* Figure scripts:
--- --- ---

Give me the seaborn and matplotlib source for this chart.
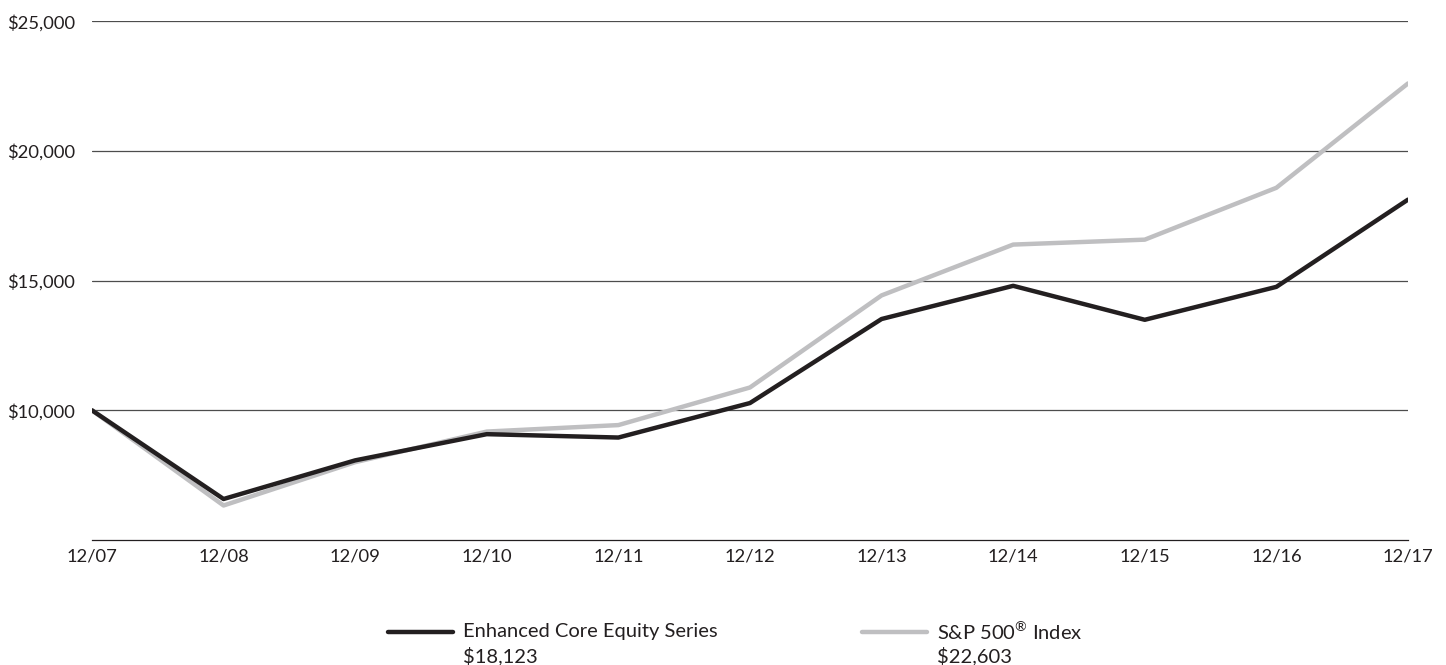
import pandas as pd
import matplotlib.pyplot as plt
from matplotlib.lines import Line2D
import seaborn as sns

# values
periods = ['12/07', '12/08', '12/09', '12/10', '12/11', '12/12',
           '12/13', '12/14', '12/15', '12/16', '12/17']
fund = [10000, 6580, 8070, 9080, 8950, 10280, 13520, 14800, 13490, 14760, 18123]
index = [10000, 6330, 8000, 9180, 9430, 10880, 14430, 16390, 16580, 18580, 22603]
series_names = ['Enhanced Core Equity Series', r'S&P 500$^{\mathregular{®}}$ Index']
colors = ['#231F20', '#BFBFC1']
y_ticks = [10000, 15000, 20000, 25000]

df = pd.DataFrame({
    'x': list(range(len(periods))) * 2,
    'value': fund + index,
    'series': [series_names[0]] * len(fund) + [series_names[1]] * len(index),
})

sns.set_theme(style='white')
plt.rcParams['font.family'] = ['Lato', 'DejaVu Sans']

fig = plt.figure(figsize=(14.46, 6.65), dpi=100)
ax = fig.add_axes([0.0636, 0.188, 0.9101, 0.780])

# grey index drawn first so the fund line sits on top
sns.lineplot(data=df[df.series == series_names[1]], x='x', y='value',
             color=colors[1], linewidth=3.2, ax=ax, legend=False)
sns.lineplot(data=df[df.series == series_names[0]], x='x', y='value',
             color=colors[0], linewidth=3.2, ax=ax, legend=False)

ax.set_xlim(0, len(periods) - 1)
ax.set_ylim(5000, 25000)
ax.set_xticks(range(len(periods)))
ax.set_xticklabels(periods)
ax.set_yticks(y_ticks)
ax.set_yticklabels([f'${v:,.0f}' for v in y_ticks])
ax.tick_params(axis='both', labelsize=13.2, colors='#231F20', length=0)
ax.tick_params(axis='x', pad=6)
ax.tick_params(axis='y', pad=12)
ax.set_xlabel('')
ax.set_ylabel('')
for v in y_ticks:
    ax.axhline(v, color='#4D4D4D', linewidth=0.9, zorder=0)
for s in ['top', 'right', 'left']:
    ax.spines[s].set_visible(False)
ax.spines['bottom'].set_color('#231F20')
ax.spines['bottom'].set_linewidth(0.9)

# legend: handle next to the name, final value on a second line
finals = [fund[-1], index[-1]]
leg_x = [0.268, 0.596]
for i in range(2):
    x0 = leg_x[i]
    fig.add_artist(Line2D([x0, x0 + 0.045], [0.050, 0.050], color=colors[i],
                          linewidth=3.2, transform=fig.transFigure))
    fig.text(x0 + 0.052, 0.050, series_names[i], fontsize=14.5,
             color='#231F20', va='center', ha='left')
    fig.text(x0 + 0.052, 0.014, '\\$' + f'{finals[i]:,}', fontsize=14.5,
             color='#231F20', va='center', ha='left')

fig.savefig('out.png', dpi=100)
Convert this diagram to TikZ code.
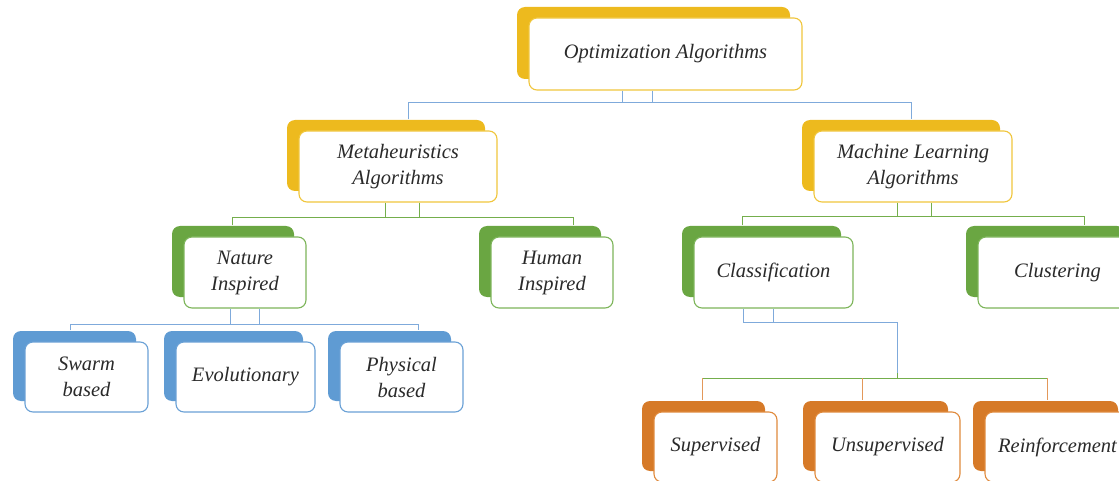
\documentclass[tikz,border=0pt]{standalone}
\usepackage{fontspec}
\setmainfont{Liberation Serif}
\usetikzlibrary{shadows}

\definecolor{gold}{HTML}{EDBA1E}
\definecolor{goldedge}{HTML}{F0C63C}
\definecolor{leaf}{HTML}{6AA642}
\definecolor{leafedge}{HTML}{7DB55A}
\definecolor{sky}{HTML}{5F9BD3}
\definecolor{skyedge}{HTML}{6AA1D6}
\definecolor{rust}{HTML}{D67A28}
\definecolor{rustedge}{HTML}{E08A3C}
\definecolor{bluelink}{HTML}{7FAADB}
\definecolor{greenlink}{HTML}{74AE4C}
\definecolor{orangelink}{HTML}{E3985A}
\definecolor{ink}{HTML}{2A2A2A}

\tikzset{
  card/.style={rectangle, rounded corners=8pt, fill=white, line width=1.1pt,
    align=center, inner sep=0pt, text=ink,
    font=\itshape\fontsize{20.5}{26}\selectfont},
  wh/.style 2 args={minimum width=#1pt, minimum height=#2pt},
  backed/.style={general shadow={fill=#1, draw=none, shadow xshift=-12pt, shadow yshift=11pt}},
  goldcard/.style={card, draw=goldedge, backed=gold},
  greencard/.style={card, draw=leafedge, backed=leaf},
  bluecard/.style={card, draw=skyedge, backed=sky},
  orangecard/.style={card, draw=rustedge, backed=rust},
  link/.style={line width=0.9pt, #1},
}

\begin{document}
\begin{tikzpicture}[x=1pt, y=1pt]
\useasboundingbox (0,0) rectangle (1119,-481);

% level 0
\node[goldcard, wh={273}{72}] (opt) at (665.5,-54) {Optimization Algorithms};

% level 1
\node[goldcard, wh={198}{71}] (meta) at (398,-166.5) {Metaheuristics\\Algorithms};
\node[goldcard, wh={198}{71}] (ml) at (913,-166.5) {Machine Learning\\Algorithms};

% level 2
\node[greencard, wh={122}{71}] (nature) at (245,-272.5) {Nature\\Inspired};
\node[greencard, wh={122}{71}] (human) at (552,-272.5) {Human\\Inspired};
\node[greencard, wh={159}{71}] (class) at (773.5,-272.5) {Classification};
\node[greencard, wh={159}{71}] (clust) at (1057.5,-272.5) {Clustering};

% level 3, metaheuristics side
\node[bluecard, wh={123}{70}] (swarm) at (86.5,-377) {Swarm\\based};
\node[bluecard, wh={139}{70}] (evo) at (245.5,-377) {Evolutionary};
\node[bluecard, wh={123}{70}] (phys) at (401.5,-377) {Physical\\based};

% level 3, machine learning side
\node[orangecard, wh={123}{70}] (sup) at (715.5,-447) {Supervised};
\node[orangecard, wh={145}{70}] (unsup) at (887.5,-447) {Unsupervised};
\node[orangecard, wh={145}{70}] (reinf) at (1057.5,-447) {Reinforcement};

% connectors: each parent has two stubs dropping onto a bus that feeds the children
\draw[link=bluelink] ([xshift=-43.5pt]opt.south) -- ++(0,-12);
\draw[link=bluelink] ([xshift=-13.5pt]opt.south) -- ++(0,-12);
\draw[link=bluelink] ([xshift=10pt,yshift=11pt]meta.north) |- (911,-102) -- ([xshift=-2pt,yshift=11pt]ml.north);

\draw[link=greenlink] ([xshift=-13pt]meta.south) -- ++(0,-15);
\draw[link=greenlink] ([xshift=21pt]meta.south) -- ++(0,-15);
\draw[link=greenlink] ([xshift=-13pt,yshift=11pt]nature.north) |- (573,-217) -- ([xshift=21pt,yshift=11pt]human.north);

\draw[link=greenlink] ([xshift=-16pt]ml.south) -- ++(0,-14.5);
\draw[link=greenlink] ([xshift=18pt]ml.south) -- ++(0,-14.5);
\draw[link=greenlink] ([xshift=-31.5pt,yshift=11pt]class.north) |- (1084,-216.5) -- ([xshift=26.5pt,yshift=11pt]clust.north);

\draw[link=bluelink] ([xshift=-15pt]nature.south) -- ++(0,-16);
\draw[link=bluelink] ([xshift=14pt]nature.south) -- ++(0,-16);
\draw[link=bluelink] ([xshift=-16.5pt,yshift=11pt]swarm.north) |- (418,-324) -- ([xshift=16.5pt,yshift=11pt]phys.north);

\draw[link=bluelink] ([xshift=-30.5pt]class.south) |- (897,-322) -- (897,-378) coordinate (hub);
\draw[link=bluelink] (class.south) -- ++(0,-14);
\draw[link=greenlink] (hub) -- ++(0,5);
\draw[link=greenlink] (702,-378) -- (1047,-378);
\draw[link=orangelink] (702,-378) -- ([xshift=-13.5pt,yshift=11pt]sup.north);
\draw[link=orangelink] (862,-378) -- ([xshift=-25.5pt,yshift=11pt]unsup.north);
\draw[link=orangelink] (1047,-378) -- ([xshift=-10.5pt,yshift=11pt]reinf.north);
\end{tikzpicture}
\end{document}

--- --- ---

Leave out the pictures and restate everything else word for word.

* Completed exercise:
Give me the seaborn and matplotlib source for this chart.
import pandas as pd
import matplotlib.pyplot as plt
from matplotlib.lines import Line2D
import seaborn as sns

# values
periods = ['12/07', '12/08', '12/09', '12/10', '12/11', '12/12',
           '12/13', '12/14', '12/15', '12/16', '12/17']
fund = [10000, 6580, 8070, 9080, 8950, 10280, 13520, 14800, 13490, 14760, 18123]
index = [10000, 6330, 8000, 9180, 9430, 10880, 14430, 16390, 16580, 18580, 22603]
series_names = ['Enhanced Core Equity Series', r'S&P 500$^{\mathregular{®}}$ Index']
colors = ['#231F20', '#BFBFC1']
y_ticks = [10000, 15000, 20000, 25000]

df = pd.DataFrame({
    'x': list(range(len(periods))) * 2,
    'value': fund + index,
    'series': [series_names[0]] * len(fund) + [series_names[1]] * len(index),
})

sns.set_theme(style='white')
plt.rcParams['font.family'] = ['Lato', 'DejaVu Sans']

fig = plt.figure(figsize=(14.46, 6.65), dpi=100)
ax = fig.add_axes([0.0636, 0.188, 0.9101, 0.780])

# grey index drawn first so the fund line sits on top
sns.lineplot(data=df[df.series == series_names[1]], x='x', y='value',
             color=colors[1], linewidth=3.2, ax=ax, legend=False)
sns.lineplot(data=df[df.series == series_names[0]], x='x', y='value',
             color=colors[0], linewidth=3.2, ax=ax, legend=False)

ax.set_xlim(0, len(periods) - 1)
ax.set_ylim(5000, 25000)
ax.set_xticks(range(len(periods)))
ax.set_xticklabels(periods)
ax.set_yticks(y_ticks)
ax.set_yticklabels([f'${v:,.0f}' for v in y_ticks])
ax.tick_params(axis='both', labelsize=13.2, colors='#231F20', length=0)
ax.tick_params(axis='x', pad=6)
ax.tick_params(axis='y', pad=12)
ax.set_xlabel('')
ax.set_ylabel('')
for v in y_ticks:
    ax.axhline(v, color='#4D4D4D', linewidth=0.9, zorder=0)
for s in ['top', 'right', 'left']:
    ax.spines[s].set_visible(False)
ax.spines['bottom'].set_color('#231F20')
ax.spines['bottom'].set_linewidth(0.9)

# legend: handle next to the name, final value on a second line
finals = [fund[-1], index[-1]]
leg_x = [0.268, 0.596]
for i in range(2):
    x0 = leg_x[i]
    fig.add_artist(Line2D([x0, x0 + 0.045], [0.050, 0.050], color=colors[i],
                          linewidth=3.2, transform=fig.transFigure))
    fig.text(x0 + 0.052, 0.050, series_names[i], fontsize=14.5,
             color='#231F20', va='center', ha='left')
    fig.text(x0 + 0.052, 0.014, '\\$' + f'{finals[i]:,}', fontsize=14.5,
             color='#231F20', va='center', ha='left')

fig.savefig('out.png', dpi=100)
Convert this diagram to TikZ code.
\documentclass[tikz,border=0pt]{standalone}
\usepackage{fontspec}
\setmainfont{Liberation Serif}
\usetikzlibrary{shadows}

\definecolor{gold}{HTML}{EDBA1E}
\definecolor{goldedge}{HTML}{F0C63C}
\definecolor{leaf}{HTML}{6AA642}
\definecolor{leafedge}{HTML}{7DB55A}
\definecolor{sky}{HTML}{5F9BD3}
\definecolor{skyedge}{HTML}{6AA1D6}
\definecolor{rust}{HTML}{D67A28}
\definecolor{rustedge}{HTML}{E08A3C}
\definecolor{bluelink}{HTML}{7FAADB}
\definecolor{greenlink}{HTML}{74AE4C}
\definecolor{orangelink}{HTML}{E3985A}
\definecolor{ink}{HTML}{2A2A2A}

\tikzset{
  card/.style={rectangle, rounded corners=8pt, fill=white, line width=1.1pt,
    align=center, inner sep=0pt, text=ink,
    font=\itshape\fontsize{20.5}{26}\selectfont},
  wh/.style 2 args={minimum width=#1pt, minimum height=#2pt},
  backed/.style={general shadow={fill=#1, draw=none, shadow xshift=-12pt, shadow yshift=11pt}},
  goldcard/.style={card, draw=goldedge, backed=gold},
  greencard/.style={card, draw=leafedge, backed=leaf},
  bluecard/.style={card, draw=skyedge, backed=sky},
  orangecard/.style={card, draw=rustedge, backed=rust},
  link/.style={line width=0.9pt, #1},
}

\begin{document}
\begin{tikzpicture}[x=1pt, y=1pt]
\useasboundingbox (0,0) rectangle (1119,-481);

% level 0
\node[goldcard, wh={273}{72}] (opt) at (665.5,-54) {Optimization Algorithms};

% level 1
\node[goldcard, wh={198}{71}] (meta) at (398,-166.5) {Metaheuristics\\Algorithms};
\node[goldcard, wh={198}{71}] (ml) at (913,-166.5) {Machine Learning\\Algorithms};

% level 2
\node[greencard, wh={122}{71}] (nature) at (245,-272.5) {Nature\\Inspired};
\node[greencard, wh={122}{71}] (human) at (552,-272.5) {Human\\Inspired};
\node[greencard, wh={159}{71}] (class) at (773.5,-272.5) {Classification};
\node[greencard, wh={159}{71}] (clust) at (1057.5,-272.5) {Clustering};

% level 3, metaheuristics side
\node[bluecard, wh={123}{70}] (swarm) at (86.5,-377) {Swarm\\based};
\node[bluecard, wh={139}{70}] (evo) at (245.5,-377) {Evolutionary};
\node[bluecard, wh={123}{70}] (phys) at (401.5,-377) {Physical\\based};

% level 3, machine learning side
\node[orangecard, wh={123}{70}] (sup) at (715.5,-447) {Supervised};
\node[orangecard, wh={145}{70}] (unsup) at (887.5,-447) {Unsupervised};
\node[orangecard, wh={145}{70}] (reinf) at (1057.5,-447) {Reinforcement};

% connectors: each parent has two stubs dropping onto a bus that feeds the children
\draw[link=bluelink] ([xshift=-43.5pt]opt.south) -- ++(0,-12);
\draw[link=bluelink] ([xshift=-13.5pt]opt.south) -- ++(0,-12);
\draw[link=bluelink] ([xshift=10pt,yshift=11pt]meta.north) |- (911,-102) -- ([xshift=-2pt,yshift=11pt]ml.north);

\draw[link=greenlink] ([xshift=-13pt]meta.south) -- ++(0,-15);
\draw[link=greenlink] ([xshift=21pt]meta.south) -- ++(0,-15);
\draw[link=greenlink] ([xshift=-13pt,yshift=11pt]nature.north) |- (573,-217) -- ([xshift=21pt,yshift=11pt]human.north);

\draw[link=greenlink] ([xshift=-16pt]ml.south) -- ++(0,-14.5);
\draw[link=greenlink] ([xshift=18pt]ml.south) -- ++(0,-14.5);
\draw[link=greenlink] ([xshift=-31.5pt,yshift=11pt]class.north) |- (1084,-216.5) -- ([xshift=26.5pt,yshift=11pt]clust.north);

\draw[link=bluelink] ([xshift=-15pt]nature.south) -- ++(0,-16);
\draw[link=bluelink] ([xshift=14pt]nature.south) -- ++(0,-16);
\draw[link=bluelink] ([xshift=-16.5pt,yshift=11pt]swarm.north) |- (418,-324) -- ([xshift=16.5pt,yshift=11pt]phys.north);

\draw[link=bluelink] ([xshift=-30.5pt]class.south) |- (897,-322) -- (897,-378) coordinate (hub);
\draw[link=bluelink] (class.south) -- ++(0,-14);
\draw[link=greenlink] (hub) -- ++(0,5);
\draw[link=greenlink] (702,-378) -- (1047,-378);
\draw[link=orangelink] (702,-378) -- ([xshift=-13.5pt,yshift=11pt]sup.north);
\draw[link=orangelink] (862,-378) -- ([xshift=-25.5pt,yshift=11pt]unsup.north);
\draw[link=orangelink] (1047,-378) -- ([xshift=-10.5pt,yshift=11pt]reinf.north);
\end{tikzpicture}
\end{document}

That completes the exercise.